Loin de faire l’apologie d'un genre d’activité qui n’apporterait que des satisfactions égoïstes et loin de proposer, comme substitut à un échange économique conçu depuis Smith comme le fondement du lien social, un genre d’activité incapable de procurer à une communauté humaine un fondement à son « vivre ensemble », Crawford propose au contraire, avec cette conception du travail en rupture radicale avec la « modernité », un substitut dont le contenu en « sociabilité » semble infiniment plus sérieux. Il propose, en outre, plusieurs réflexions très intéressantes sur l’utilité de l’université ainsi que sur la pensée en action, dans le cadre de laquelle il oppose le « savoir que » au savoir comment » : « Cette opposition correspond en gros à celle qui sépare le savoir universel du savoir issu de l’expérience individuelle. » Dans le dernier chapitre, l’auteur invite son lecteur à imaginer « à quoi pourrait ressembler une forme d’existence plus intégrée, même si ce faisant on pourra nous reprocher de nous aventurer sur le territoire douteux de l’idéalisme ». Et il rappelle que « la conception du bonheur chez Aristote peut nous permettre de mieux comprendre les activités qui engagent véritablement toutes nos facultés, et sans doute aussi de mieux saisir le rapport entre travail et loisirs ». Cette conception repose en effet sur une appréhension globale des créatures qui fait que, pour comprendre un être vivant quel qu’il soit, la meilleure façon de procéder est de l’observer et d’identifier son activité caractéristique. 

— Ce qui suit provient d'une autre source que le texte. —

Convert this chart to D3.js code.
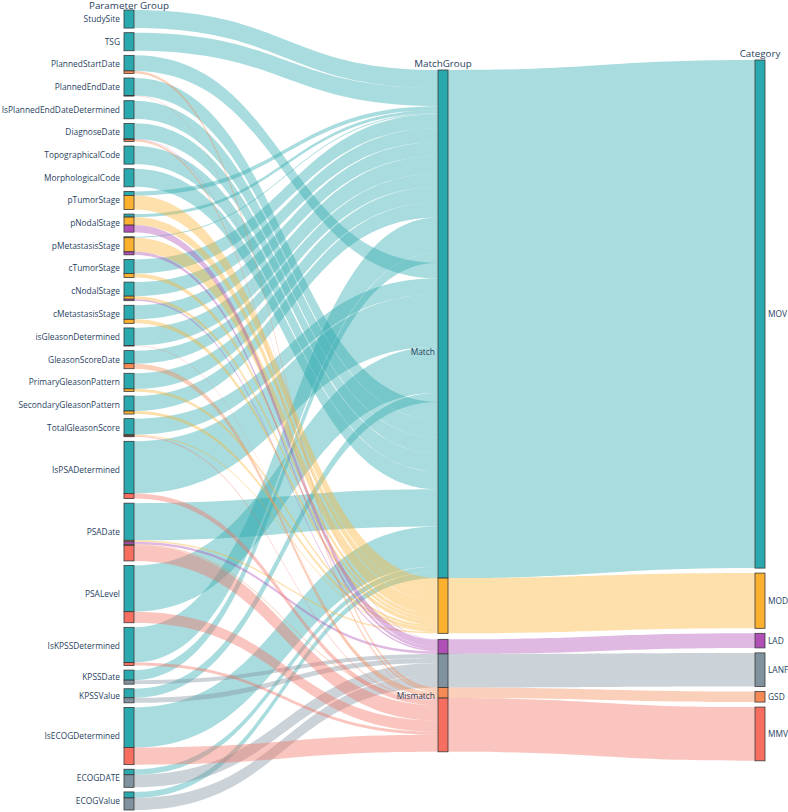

Dans sa conclusion, Crawford affirme que « vivre éveillé, c’est vivre avec la pleine conscience de cette réalité de notre condition humaine. Vivre bien, c’est nous réconcilier avec elle, et essayer de parvenir à une forme ou une autre d’excellence ». Or, le progressisme alimente la vision d’un monde meilleur, en mettant l’accent sur notre capacité collective à réaliser ce qu’il y a de meilleur dans la condition humaine. L’esprit révolutionnaire qu’il incarne, cherchant à promouvoir la vision exaltante d’un tel futur, n’omet cependant pas le risque de négliger ou d’oublier « l’effort de vivre bien dans cette vie ».